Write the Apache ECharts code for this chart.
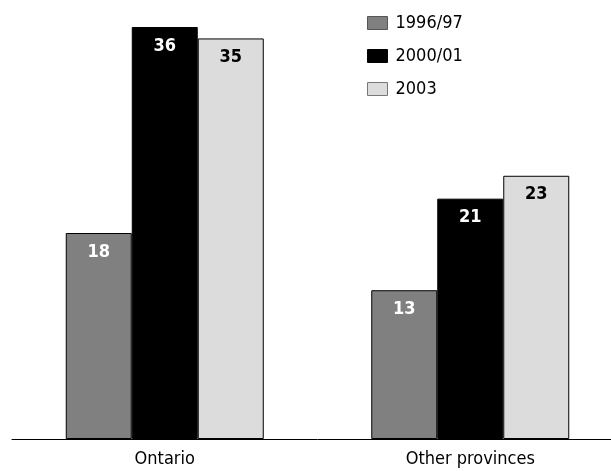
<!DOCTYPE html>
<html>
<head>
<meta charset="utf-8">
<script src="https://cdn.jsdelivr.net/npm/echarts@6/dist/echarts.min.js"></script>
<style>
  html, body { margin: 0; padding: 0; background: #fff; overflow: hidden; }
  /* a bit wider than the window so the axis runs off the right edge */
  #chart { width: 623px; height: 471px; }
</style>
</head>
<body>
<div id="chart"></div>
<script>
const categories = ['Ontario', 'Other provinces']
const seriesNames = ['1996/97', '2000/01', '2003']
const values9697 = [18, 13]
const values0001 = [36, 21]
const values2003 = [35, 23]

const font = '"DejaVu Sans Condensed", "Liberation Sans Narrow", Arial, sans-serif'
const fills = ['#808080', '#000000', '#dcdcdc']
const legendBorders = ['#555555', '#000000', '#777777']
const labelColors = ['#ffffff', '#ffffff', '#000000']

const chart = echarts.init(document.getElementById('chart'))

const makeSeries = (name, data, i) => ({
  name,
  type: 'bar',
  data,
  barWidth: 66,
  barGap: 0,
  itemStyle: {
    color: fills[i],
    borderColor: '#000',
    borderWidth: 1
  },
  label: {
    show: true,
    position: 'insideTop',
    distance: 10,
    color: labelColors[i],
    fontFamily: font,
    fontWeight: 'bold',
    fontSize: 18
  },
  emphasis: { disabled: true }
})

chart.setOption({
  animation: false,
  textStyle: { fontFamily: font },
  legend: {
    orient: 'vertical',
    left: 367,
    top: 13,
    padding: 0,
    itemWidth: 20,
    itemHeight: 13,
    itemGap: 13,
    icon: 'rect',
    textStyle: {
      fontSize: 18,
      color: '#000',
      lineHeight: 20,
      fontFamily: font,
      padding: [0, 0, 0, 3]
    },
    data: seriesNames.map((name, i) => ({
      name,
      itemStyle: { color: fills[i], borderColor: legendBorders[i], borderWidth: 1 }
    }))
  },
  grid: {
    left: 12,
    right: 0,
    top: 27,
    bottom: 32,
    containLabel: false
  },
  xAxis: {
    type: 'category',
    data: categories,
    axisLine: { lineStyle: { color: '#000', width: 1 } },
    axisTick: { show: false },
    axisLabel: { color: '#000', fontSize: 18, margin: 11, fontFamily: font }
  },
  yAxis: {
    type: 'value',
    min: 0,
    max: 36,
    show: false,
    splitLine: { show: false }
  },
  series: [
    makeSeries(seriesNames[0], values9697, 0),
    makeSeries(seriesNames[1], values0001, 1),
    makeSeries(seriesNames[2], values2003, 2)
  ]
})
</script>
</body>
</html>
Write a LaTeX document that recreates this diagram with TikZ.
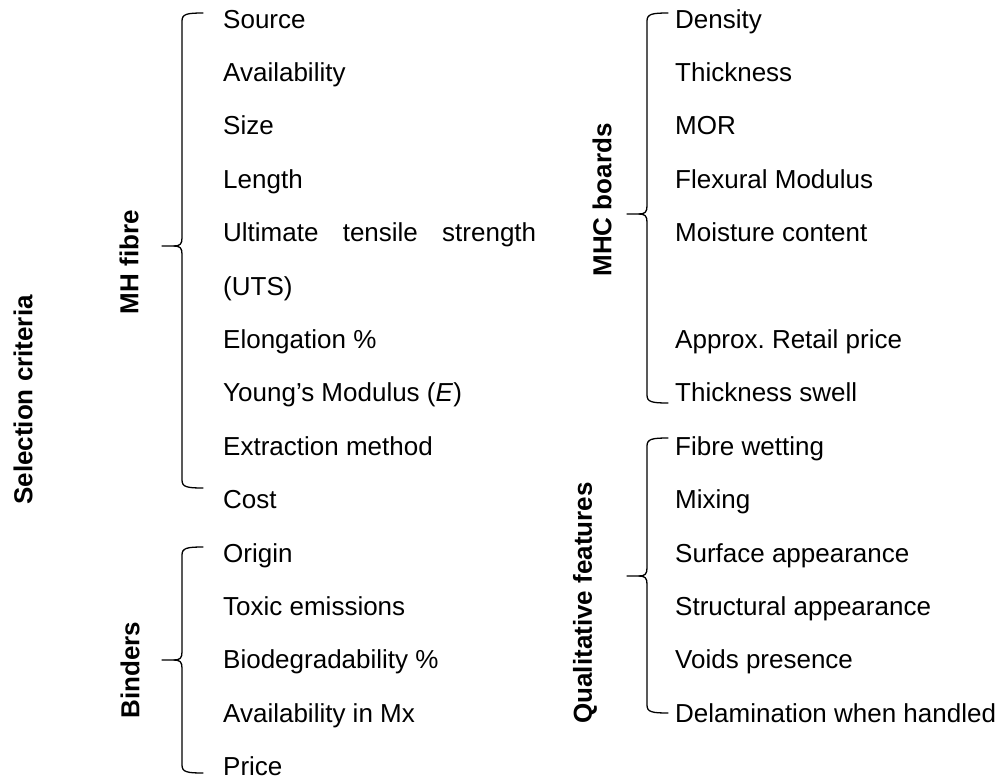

========================================

■ **Prompt**
Return every line from the records above that holds the word "this".

■ **Finished answer**
Write the Apache ECharts code for this chart.
Write a LaTeX document that recreates this diagram with TikZ.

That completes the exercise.